One day as I was thinking on this former friend (and after I had gotten a little time and distance away from that toxic pileup), the Lord interrupted my thoughts with one statement that has since echoed through time from my past into the future:

“…this is what it looks like when cowardice is fully formed.”


I knew exactly what He meant.

All the years of excuses for behavior, all the workarounds for whyyy this person was this way and why it should be forgiven and overlooked, all the times we’d talked till we were blue in the face about passive-aggressiveness towards others only to see no sign of changed behavior or attitude…all the ‘alls’. All the signs.

In my former ignorance, I had missed them. But I wasn’t ignorant any longer. I was wiser, I was more equipped and I had learned that the root of betrayal was one thing and one thing only. Cowardice.

If you want some fun, Google the definition of “cowardice” and grab some popcorn. Lol. The Cambridge English Dictionary defines it as “the condition of lacking bravery, being easily frightened, or being eager to avoid danger” but I’m a little fonder of Wikipedia’s less scholarly, more colorful description:


Cowardice is a trait wherein fear and excessive self-concern override doing or saying what is right, good, and of help to others or oneself in a time of need—it is the opposite of courage. As a label, "cowardice" indicates a failure of character in the face of a challenge.


Yep…that was it. Fear. Cowardice. Betrayal. That was the order.

You can be afraid and not be a coward. You can be afraid and not betray. But you’d be hard pressed to find someone who lives and operates in cowardice and who does not, at the same time, betray.

Boyfriends, girlfriends, husbands, wives, friends, family, coworkers… people.

Cowardice is the crystallized image of all the fears that were given a comfy place to sit and lay and a beautiful suite to live in within our moral and spiritual beings. It’s the image and character we present to the world when we have given up (or never learned) the hard lessons and dubious rewards that come to those who dare to stand for what’s right…even if no one ever sees or knows about it.

Cowardice is the mortal enemy to faith and integrity and the hangman to long-lasting, honest, and mutually-respectful relationship. At its core it’s all about self-serving. It’s hopping from this foot to that to constantly ensure that the lines fall for you in pleasant places – whatever the cost; whatever the casualties.

So how do we escape this cycle? Easy. Death. Noooo not literally, although if you study your military history, convicted cowards were routinely executed as a means to encourage others to discourage this particular character trait.

You see, cowardice is contagious.

No unified group can afford it to linger around for long.
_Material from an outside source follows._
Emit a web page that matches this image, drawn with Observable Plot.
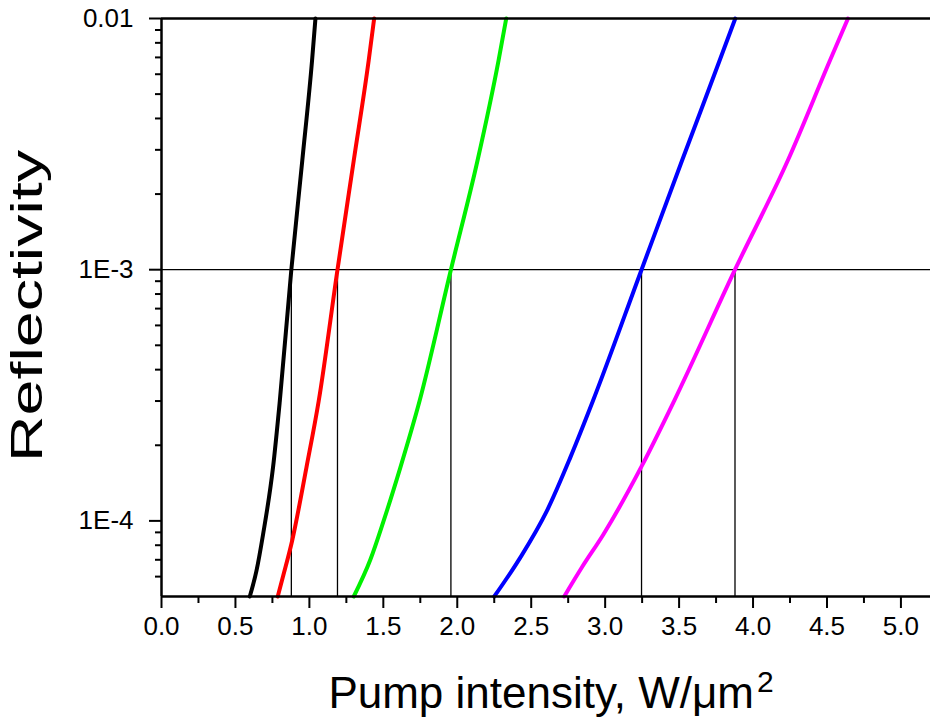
<!DOCTYPE html>
<html>
<head>
<meta charset="utf-8">
<script src="https://cdn.jsdelivr.net/npm/d3@7"></script>
<script src="https://cdn.jsdelivr.net/npm/@observablehq/plot@0.6"></script>
<style>
  html, body { margin: 0; padding: 0; background: #fff; }
</style>
</head>
<body>
<div id="chart"></div>
<script>
// ---- data ----
const seriesNames = ["curve 1", "curve 2", "curve 3", "curve 4", "curve 5"];
const seriesColors = ["#000000", "#ff0000", "#00f000", "#0000ff", "#ff00ff"];

const xBlack   = [0.597, 0.642, 0.687, 0.754, 0.800, 0.878, 0.952, 1.018, 1.041];
const yBlack   = [5e-5, 6.32e-5, 8.85e-5, 1.63e-4, 3.0e-4, 1e-3, 2.72e-3, 6.8e-3, 1e-2];
const xRed     = [0.786, 0.826, 0.883, 0.980, 1.063, 1.190, 1.300, 1.401, 1.438];
const yRed     = [5e-5, 6.14e-5, 8.32e-5, 1.63e-4, 3.0e-4, 1e-3, 2.72e-3, 6.8e-3, 1e-2];
const xGreen   = [1.300, 1.412, 1.502, 1.615, 1.745, 1.957, 2.137, 2.279, 2.331];
const yGreen   = [5e-5, 7.0e-5, 1e-4, 1.63e-4, 3.0e-4, 1e-3, 2.72e-3, 6.8e-3, 1e-2];
const xBlue    = [2.250, 2.426, 2.606, 2.764, 2.917, 3.246, 3.520, 3.774, 3.880];
const yBlue    = [5e-5, 7.14e-5, 1.096e-4, 1.786e-4, 3.0e-4, 1e-3, 2.72e-3, 6.8e-3, 1e-2];
const xMagenta = [2.723, 2.842, 2.989, 3.248, 3.466, 3.878, 4.235, 4.520, 4.642];
const yMagenta = [5e-5, 6.52e-5, 8.85e-5, 1.656e-4, 3.0e-4, 1e-3, 2.72e-3, 6.8e-3, 1e-2];

// intensities where each curve reaches R = 1E-3
const crossings = [0.878, 1.190, 1.957, 3.246, 3.878];
const thresholdR = 1e-3;

const xTicks = [0, 0.5, 1, 1.5, 2, 2.5, 3, 3.5, 4, 4.5, 5];
const xTickLabels = ["0.0", "0.5", "1.0", "1.5", "2.0", "2.5", "3.0", "3.5", "4.0", "4.5", "5.0"];
const xMinorTicks = [0.25, 0.75, 1.25, 1.75, 2.25, 2.75, 3.25, 3.75, 4.25, 4.75];
const yTicks = [1e-4, 1e-3, 1e-2];
const yTickLabels = ["1E-4", "1E-3", "0.01"];
const yMinorTicks = [6e-5, 7e-5, 8e-5, 9e-5, 2e-4, 3e-4, 4e-4, 5e-4, 6e-4, 7e-4, 8e-4, 9e-4,
                     2e-3, 3e-3, 4e-3, 5e-3, 6e-3, 7e-3, 8e-3, 9e-3];
const xDomain = [0, 5.2];
const yDomain = [5e-5, 0.01];

const xLabelText = "Pump intensity, W/\u03BCm";
const xLabelSup = "2";
const yLabelText = "Reflectivity";

// ---- build tidy table ----
const xs = [xBlack, xRed, xGreen, xBlue, xMagenta];
const ys = [yBlack, yRed, yGreen, yBlue, yMagenta];
const rows = [];
seriesNames.forEach((name, k) => {
  xs[k].forEach((x, i) => rows.push({series: name, x, r: ys[k][i]}));
});
const fmtX = d => xTickLabels[xTicks.indexOf(d)];
const fmtY = d => yTickLabels[yTicks.findIndex(t => Math.abs(t - d) / t < 1e-6)];

const chart = Plot.plot({
  width: 930,
  height: 719,
  marginLeft: 161,
  marginRight: 0,
  marginTop: 18,
  marginBottom: 123,
  style: {fontFamily: "'Liberation Sans', Arial, sans-serif", fontSize: "26px", color: "#000", background: "#fff", overflow: "visible"},
  x: {domain: xDomain},
  y: {type: "log", domain: yDomain},
  color: {domain: seriesNames, range: seriesColors},
  marks: [
    Plot.ruleY([thresholdR], {stroke: "#000", strokeWidth: 1.3}),
    Plot.ruleX(crossings, {x: d => d, y1: yDomain[0], y2: thresholdR, stroke: "#000", strokeWidth: 1.3}),
    Plot.line(rows, {x: "x", y: "r", z: "series", stroke: "series", strokeWidth: 4, curve: "monotone-x"}),
    Plot.axisX({ticks: xTicks, tickFormat: fmtX, tickSize: 12, tickPadding: 8, strokeWidth: 2, label: null}),
    Plot.axisX({ticks: xMinorTicks, tickFormat: () => "", tickSize: 7, strokeWidth: 2, label: null}),
    Plot.axisY({ticks: yTicks, tickFormat: fmtY, tickSize: 12, tickPadding: 16, strokeWidth: 2, label: null}),
    Plot.axisY({ticks: yMinorTicks, tickFormat: () => "", tickSize: 6, strokeWidth: 2, label: null}),
    Plot.ruleY([yDomain[1]], {stroke: "#000", strokeWidth: 2.5}),
    Plot.ruleY([yDomain[0]], {stroke: "#000", strokeWidth: 2.5}),
    Plot.ruleX([xDomain[0]], {stroke: "#000", strokeWidth: 2.5})
  ]
});

document.getElementById("chart").appendChild(chart);

// axis titles
const svg = d3.select(chart);
const xl = svg.append("text")
  .attr("x", 551).attr("y", 708)
  .attr("text-anchor", "middle")
  .attr("font-family", "'Liberation Sans', Arial, sans-serif")
  .attr("font-size", 44)
  .attr("fill", "#000");
xl.append("tspan").text(xLabelText);
xl.append("tspan").attr("font-size", 30).attr("dx", 3).attr("dy", -16).text(xLabelSup);

svg.append("text")
  .attr("transform", "translate(42,306) rotate(-90)")
  .attr("text-anchor", "middle")
  .attr("font-family", "'Liberation Sans', Arial, sans-serif")
  .attr("font-size", 44)
  .attr("textLength", 312)
  .attr("lengthAdjust", "spacingAndGlyphs")
  .attr("fill", "#000")
  .text(yLabelText);
</script>
</body>
</html>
But this is not the military and, though physical death is not required, death is nonetheless the solution. Death to self-service. Death to worrying only about how results will ultimately affect our, and only our, bottom line. We have to live for something bigger than just ourselves that serves the larger whole and a greater good. We can do it and, what’s more, we DESERVE that in our lives. Yaaasss…in our day-to-day, regular old “burn the toast/take the trash out” lives.

It all starts really simply: with each one of us caring a little less about ourselves and a tiny bit more about our fellow man. It all starts with a question: “does this help anyone but me?”

If you look around – in your environments, at your job and in the society at large – you’ll see this pattern play out again and again. What does betrayal look like? The made-up faces may change from time to time and from person to person, but when you wipe the goo off with your favorite astringent, the bare-naked image that remains always looks the same.

Fear. Cowardice. Betrayal. In that order.